What the task asks
Look for the line containing "Clone this chart in matplotlib." and the line containing "from matplotlib.colors import"; retype them and all lines between, exactly, and leave out the pictures.

Charts and diagrams as code
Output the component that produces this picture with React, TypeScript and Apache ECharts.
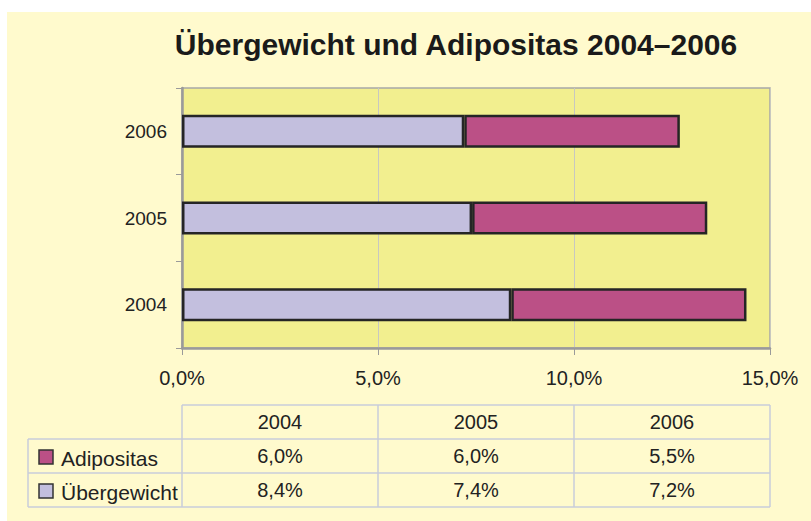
import React, { useEffect, useRef } from "react";
import * as echarts from "echarts";

const categories = ["2004", "2005", "2006"];
const uebergewicht = [8.4, 7.4, 7.2];
const adipositas = [6.0, 6.0, 5.5];
const xTicks = [0, 5, 10, 15];
const seriesNames = ["Adipositas", "Übergewicht"];

const fmt = (v: number) => v.toFixed(1).replace(".", ",") + "%";

const COL_ADI = "#BB5086";
const COL_UEB = "#C3BFDE";
const TABLE_LINE = "#C9CDDA";
const TXT = "#222222";
const FONT = "'Liberation Sans', Arial, Helvetica, sans-serif";

export default function App() {
  const ref = useRef<HTMLDivElement>(null);
  useEffect(() => {
    document.body.style.margin = "0";
    const chart = echarts.init(ref.current!, null, { renderer: "svg" });

    const colX = [182, 378, 574, 770];
    const rowY = [405, 439, 473, 507];
    const g: any[] = [];
    g.push({
      type: "rect",
      z: -10,
      shape: { x: 7, y: 12, width: 804, height: 509 },
      style: { fill: "#FFFACD" },
    });
    g.push({ type: "line", shape: { x1: colX[0], y1: rowY[0], x2: colX[3], y2: rowY[0] }, style: { stroke: TABLE_LINE, lineWidth: 1.5 } });
    for (let r = 1; r < rowY.length; r++) {
      g.push({ type: "line", shape: { x1: 28, y1: rowY[r], x2: colX[3], y2: rowY[r] }, style: { stroke: TABLE_LINE, lineWidth: 1.5 } });
    }
    for (let c = 0; c < colX.length; c++) {
      g.push({ type: "line", shape: { x1: colX[c], y1: rowY[0], x2: colX[c], y2: rowY[3] }, style: { stroke: TABLE_LINE, lineWidth: 1.5 } });
    }
    g.push({ type: "line", shape: { x1: 28, y1: rowY[1], x2: 28, y2: rowY[3] }, style: { stroke: TABLE_LINE, lineWidth: 1.5 } });
    categories.forEach((cat, i) => {
      g.push({
        type: "text",
        x: (colX[i] + colX[i + 1]) / 2,
        y: (rowY[0] + rowY[1]) / 2,
        style: { text: cat, fill: TXT, font: "20px " + FONT, align: "center", verticalAlign: "middle" },
      });
    });
    const rows = [
      { name: seriesNames[0], color: COL_ADI, vals: adipositas },
      { name: seriesNames[1], color: COL_UEB, vals: uebergewicht },
    ];
    rows.forEach((row, r) => {
      const cy = (rowY[r + 1] + rowY[r + 2]) / 2;
      g.push({ type: "rect", shape: { x: 39, y: cy - 6, width: 14, height: 14 }, style: { fill: row.color, stroke: "#333", lineWidth: 1.5 } });
      g.push({
        type: "text",
        x: 61,
        y: cy + 2,
        style: { text: row.name, fill: TXT, font: "21px " + FONT, align: "left", verticalAlign: "middle" },
      });
      row.vals.forEach((v, i) => {
        g.push({
          type: "text",
          x: (colX[i] + colX[i + 1]) / 2,
          y: cy,
          style: { text: fmt(v), fill: TXT, font: "20px " + FONT, align: "center", verticalAlign: "middle" },
        });
      });
    });

    chart.setOption({
      animation: false,
      backgroundColor: "#FFFFFF",
      title: {
        text: "Übergewicht und Adipositas 2004–2006",
        left: 451,
        textAlign: "center",
        top: 24,
        textStyle: { fontFamily: FONT, fontSize: 30, fontWeight: "bold", color: "#1a1a1a" },
      },
      grid: {
        left: 182,
        right: 41,
        top: 88,
        bottom: 173,
        show: true,
        backgroundColor: "#F2EF8F",
        borderColor: "#A8A8A8",
        borderWidth: 1.5,
      },
      xAxis: {
        type: "value",
        min: 0,
        max: 15,
        interval: 5,
        axisLine: { show: true, onZero: false, lineStyle: { color: "#9A9A9A", width: 2.5 } },
        axisTick: { show: true, length: 7, lineStyle: { color: "#9A9A9A", width: 1 } },
        splitLine: { show: true, lineStyle: { color: "#C8C8C0", width: 1 } },
        axisLabel: {
          formatter: (v: number) => (xTicks.includes(v) ? fmt(v) : ""),
          color: TXT,
          fontSize: 20,
          fontFamily: FONT,
          margin: 20,
        },
      },
      yAxis: {
        type: "category",
        data: categories,
        axisLine: { show: true, lineStyle: { color: "#9A9A9A", width: 2.5 } },
        axisTick: { show: true, length: 6, alignWithLabel: false, lineStyle: { color: "#9A9A9A", width: 1 } },
        axisLabel: { color: TXT, fontSize: 19, fontFamily: FONT, margin: 15 },
        splitLine: { show: false },
      },
      series: [
        {
          name: seriesNames[1],
          type: "bar",
          stack: "total",
          data: uebergewicht,
          barWidth: "38%",
          itemStyle: { color: COL_UEB, borderColor: "#252525", borderWidth: 2.5 },
        },
        {
          name: seriesNames[0],
          type: "bar",
          stack: "total",
          data: adipositas,
          barWidth: "38%",
          itemStyle: { color: COL_ADI, borderColor: "#252525", borderWidth: 2.5 },
        },
      ],
      graphic: g,
    });
    return () => chart.dispose();
  }, []);
  return <div ref={ref} style={{ width: 811, height: 521 }} />;
}
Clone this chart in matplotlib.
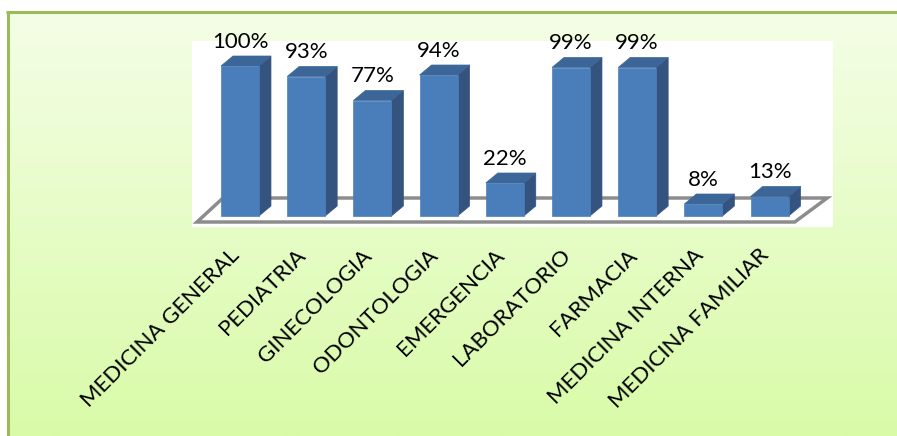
import numpy as np
import matplotlib
matplotlib.use('Agg')
import matplotlib.pyplot as plt
from matplotlib.patches import Polygon, Rectangle
from matplotlib.colors import LinearSegmentedColormap

plt.rcParams['font.family'] = ['Lato', 'DejaVu Sans']

# data
categorias = ['MEDICINA GENERAL', 'PEDIATRIA', 'GINECOLOGIA', 'ODONTOLOGIA', 'EMERGENCIA',
              'LABORATORIO', 'FARMACIA', 'MEDICINA INTERNA', 'MEDICINA FAMILIAR']
porcentajes = [100, 93, 77, 94, 22, 99, 99, 8, 13]

W, H = 897, 436
fig = plt.figure(figsize=(W / 100, H / 100), dpi=100)

# background with green gradient and border (pixel coords)
bg = fig.add_axes([0, 0, 1, 1])
grad = np.linspace(0, 1, 256)[:, None]
cmap = LinearSegmentedColormap.from_list('verde', ['#F4FEE6', '#D9FBA8'])
bg.imshow(grad, extent=[8, W, H, 13], cmap=cmap, aspect='auto', interpolation='bilinear')
bg.plot([7.5, 7.5], [H, 12.5], color='#9BBB59', lw=2.2, solid_capstyle='butt')
bg.plot([6.4, W], [12.5, 12.5], color='#9BBB59', lw=2.2, solid_capstyle='butt')
bg.set_xlim(0, W)
bg.set_ylim(H, 0)
bg.axis('off')

# plot area
ax = fig.add_axes([192 / W, (H - 227) / H, (833 - 192) / W, (227 - 41) / H])
ax.set_xlim(-0.725, 8.958)
ax.set_ylim(-7.33, 116.67)
ax.set_facecolor('white')
for s in ax.spines.values():
    s.set_visible(False)
ax.set_xticks([])
ax.set_yticks([])

# floor
piso = Polygon([(-0.65, -4), (8.38, -4), (8.87, 12), (-0.257, 12)], closed=True,
               facecolor='white', edgecolor='#8C8C8C', lw=2.5, zorder=1)
ax.add_patch(piso)

bw = 0.574   # bar width
dx = 0.181   # depth offset x
dy = 6.67    # depth offset y
c_front = '#4A7EBB'
c_side = '#34547F'
c_top = '#3C6598'

for i, v in enumerate(porcentajes):
    x0 = i - bw / 2
    x1 = i + bw / 2
    ax.add_patch(Polygon([(x1, 0), (x1 + dx, dy), (x1 + dx, v + dy), (x1, v)],
                         facecolor=c_side, edgecolor=c_side, lw=0.5, zorder=2))
    ax.add_patch(Polygon([(x0, v), (x1, v), (x1 + dx, v + dy), (x0 + dx, v + dy)],
                         facecolor=c_top, edgecolor=c_top, lw=0.5, zorder=2))
    ax.add_patch(Rectangle((x0, 0), bw, v, facecolor=c_front, edgecolor=c_front,
                           lw=0.5, zorder=3))
    ax.text(i, v + dy + 5.5, f'{v}%', ha='center', va='baseline', fontsize=16,
            color='black', zorder=4)
    ax.text(i - 0.16, -19.5, categorias[i], rotation=45, rotation_mode='anchor',
            ha='right', va='top', fontsize=16, color='black')

fig.savefig('out.png', dpi=100)
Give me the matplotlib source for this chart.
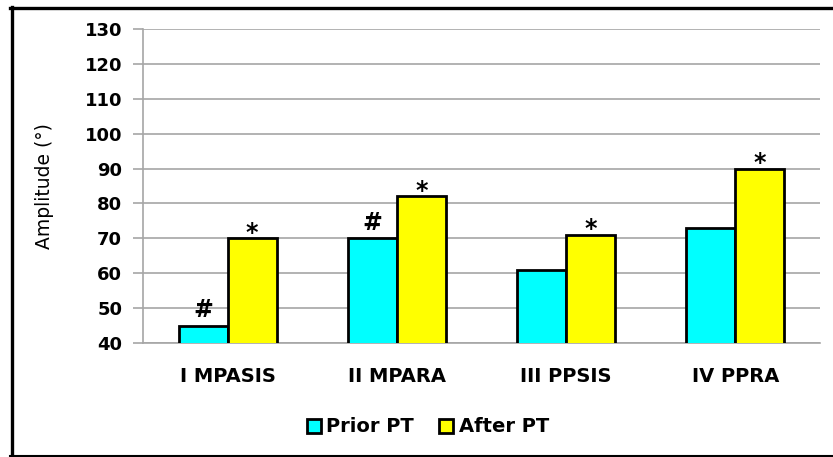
import matplotlib.pyplot as plt
import numpy as np
from matplotlib.lines import Line2D

CATEGORIES = ["I MPASIS", "II MPARA", "III PPSIS", "IV PPRA"]
PRIOR_PT = [45, 70, 61, 73]
AFTER_PT = [70, 82, 71, 90]
PRIOR_MARKS = ["#", "#", "", ""]
AFTER_MARKS = ["*", "*", "*", "*"]
Y_TICKS = [40, 50, 60, 70, 80, 90, 100, 110, 120, 130]

COLORS = {"prior": "#00FFFF", "after": "#FFFF00", "grid": "#A6A6A6"}

plt.rcParams["font.family"] = ["DejaVu Sans"]

W, H = 833, 457
fig = plt.figure(figsize=(W / 100, H / 100), dpi=100)
ax = fig.add_axes([143 / W, 1 - 343 / H, 677 / W, 314 / H])

x = np.arange(len(CATEGORIES))
width = 0.29
bar_kw = dict(edgecolor="black", linewidth=2.0, zorder=3)
prior = ax.bar(x - width / 2, PRIOR_PT, width, color=COLORS["prior"], label="Prior PT", **bar_kw)
after = ax.bar(x + width / 2, AFTER_PT, width, color=COLORS["after"], label="After PT", **bar_kw)

# significance markers above the bars
for bars, marks, dy in ((prior, PRIOR_MARKS, 6), (after, AFTER_MARKS, -1)):
    for rect, mark in zip(bars, marks):
        if not mark:
            continue
        ax.annotate(mark, (rect.get_x() + rect.get_width() / 2, rect.get_height()),
                    xytext=(0, dy), textcoords="offset points", ha="center", va="baseline",
                    fontsize=17, fontweight="bold", zorder=4)

ax.set_ylim(40, 130)
ax.set_xlim(-0.5, len(CATEGORIES) - 0.5)
ax.set_yticks(Y_TICKS)
ax.set_xticks(x)
ax.set_xticklabels(CATEGORIES, fontsize=14, fontweight="bold")
ax.tick_params(axis="x", length=0, pad=17)
ax.tick_params(axis="y", length=7, width=1.2, color=COLORS["grid"], pad=8, labelsize=13)
for lbl in ax.get_yticklabels():
    lbl.set_fontweight("bold")

ax.grid(axis="y", color=COLORS["grid"], linewidth=1.2, zorder=0)
ax.set_axisbelow(True)
for side in ("top", "right"):
    ax.spines[side].set_visible(False)
for side in ("left", "bottom"):
    ax.spines[side].set_color(COLORS["grid"])
    ax.spines[side].set_linewidth(1.2)

ax.set_ylabel("Amplitude (°)", fontsize=13.5)
ax.yaxis.set_label_coords(-0.131, 0.5)

leg = fig.legend(handles=[prior, after], labels=["Prior PT", "After PT"], loc="center",
                 bbox_to_anchor=(428 / W, 1 - 427 / H), ncol=2, frameon=False,
                 prop={"size": 14, "weight": "bold"}, handlelength=0.7, handleheight=0.7,
                 handletextpad=0.3, columnspacing=1.3)
for patch in leg.get_patches():
    patch.set_linewidth(2.0)

# outer frame around the chart
def px_line(xs, ys, lw):
    fig.add_artist(Line2D([v / W for v in xs], [1 - v / H for v in ys],
                          transform=fig.transFigure, color="black", linewidth=lw))

px_line([11.5, 11.5], [7, 457], 2.4)
px_line([10, 833], [8, 8], 2.4)
px_line([10, 833], [455.5, 455.5], 1.5)

fig.savefig("out.png", dpi=100)
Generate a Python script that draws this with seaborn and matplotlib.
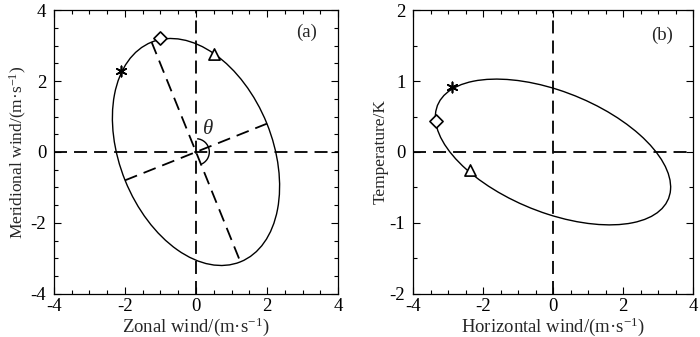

Answer to this exercise
Clone this chart in matplotlib.
import numpy as np
import matplotlib
matplotlib.use('Agg')
import matplotlib.pyplot as plt
from matplotlib.patches import Polygon, Rectangle
from matplotlib.colors import LinearSegmentedColormap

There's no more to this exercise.